話題のCtoCサービス、グロース戦略の過去・今・未来
2016年2月23日、『U30のマーケティング担当が語るCtoCサービスのユーザーグロース戦略』と題したセミナーが開催された。同セミナー内では、フリマアプリを運営するメルカリ、習い事マッチングサービス「サイタ」を運営するコーチ・ユナイテッド、そしてチケット売買サービス「チケットキャンプ」を運営するフンザという、CtoCスタートアップとして注目を集める3社のマーケターによるパネルディスカッションが行われた。
モデレーターは、サイバーエージェントのインターネット広告事業本部、スマートフォン局局長の道廣敬典氏が務めた。同氏は現在の部署に営業として入社後、自社のアドテクノロジーに関するプロダクトの立ち上げに従事した経験を持つ。
「今回のパネルディスカッションでは、過去と現在と未来という形で、サービスとプロモーションとマーケティングについて振り返りたいなと思っています」と道廣氏は語り、登壇企業のマーケティング戦略の過去・現在・未来について聞いた。
アプリリリース10か月後にTVCMを出稿
まず、話し始めたのは、国内で2,400万DLを誇るフリマアプリ「メルカリ」を提供するメルカリの鋤柄直哉氏だ。同氏はオンライン広告をはじめ、テレビやイベントといったオフラインの施策まで統括している。そして、話を聞いて驚くのは、同社のマーケティング活動の展開の速さだ。

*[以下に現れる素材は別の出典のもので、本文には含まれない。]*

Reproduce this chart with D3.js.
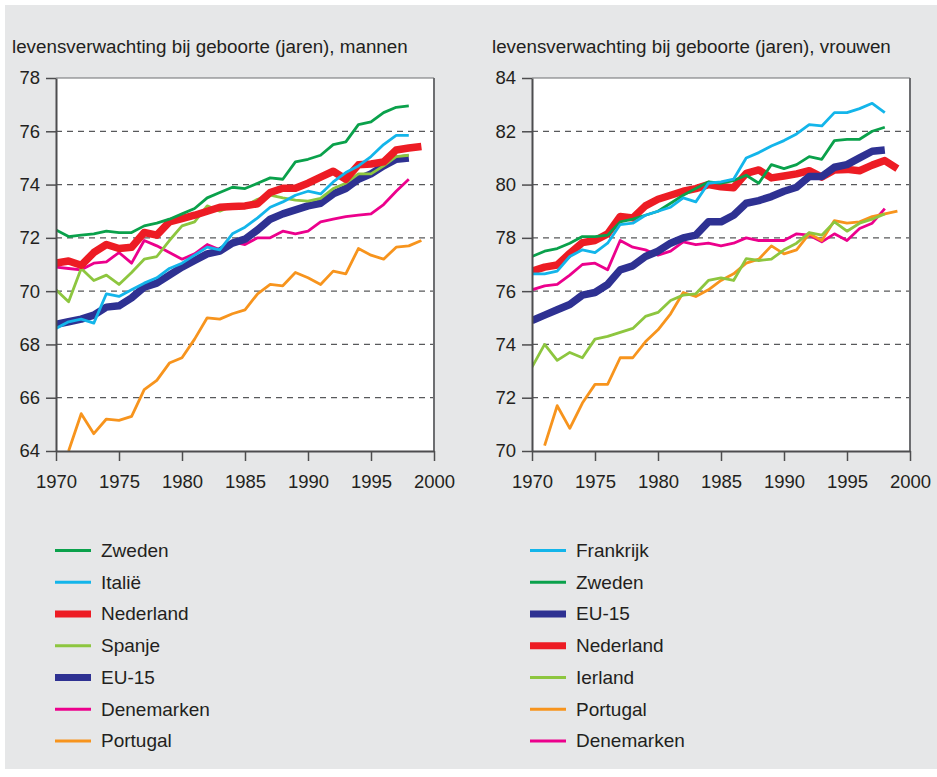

「私が入社した時は、アプリリリースからまだ半年程度で、自社内でFacebook広告を運用していた程度でした。しかし、サービスがある程度成長することは予測できたため、すぐに予算を拡大し運用を進めました。リリース10か月後には、TVCMにも取り組んでいましたね」(鋤柄氏)
モデレーターの道廣氏はこれに驚くと同時に、ひとつの疑問を投げかける。それは「リリース10か月のアプリがTVCMを出稿して効果があるのか、また効果検証ができるか」というものだ。この疑問に対し、鋤柄氏は「十分な効果があった」と語る。
「効果検証に関しては、TVCMの出稿期間とそうでない期間のダウンロード数の差異を見て、その差異をCPI(Cost Per Install:1インストールあたりの単価)に割り戻して効果があったかを確認しました。実際の結果としては、オンライン広告のみの時期に比べ3倍近い効果を上げていたため、十分投資した価値がありました」(鋤柄氏)
そして、メルカリの2,400万ダウンロードの理由はこれだけに留まらない。特に注目すべきはクリエイティブに対する考え方だ。「TVCMは誰にでもわかりやすく、オンライン広告はできる限り細かく」をベースに、オンライン広告ではメルカリに集まっている商品ジャンルやユーザーの年齢を軸にしたターゲティングを行い、TVCMは老若男女問わず見て「メルカリとは何か」がわかるクリエイティブ設計を心がけた。
他にも、タレントなどを活用したPRイベントをはじめ、フリーマーケットを実際に開催して楽しみを実感してもらうなど、オフライン上の施策も功を奏し、現在の数字に至ったという。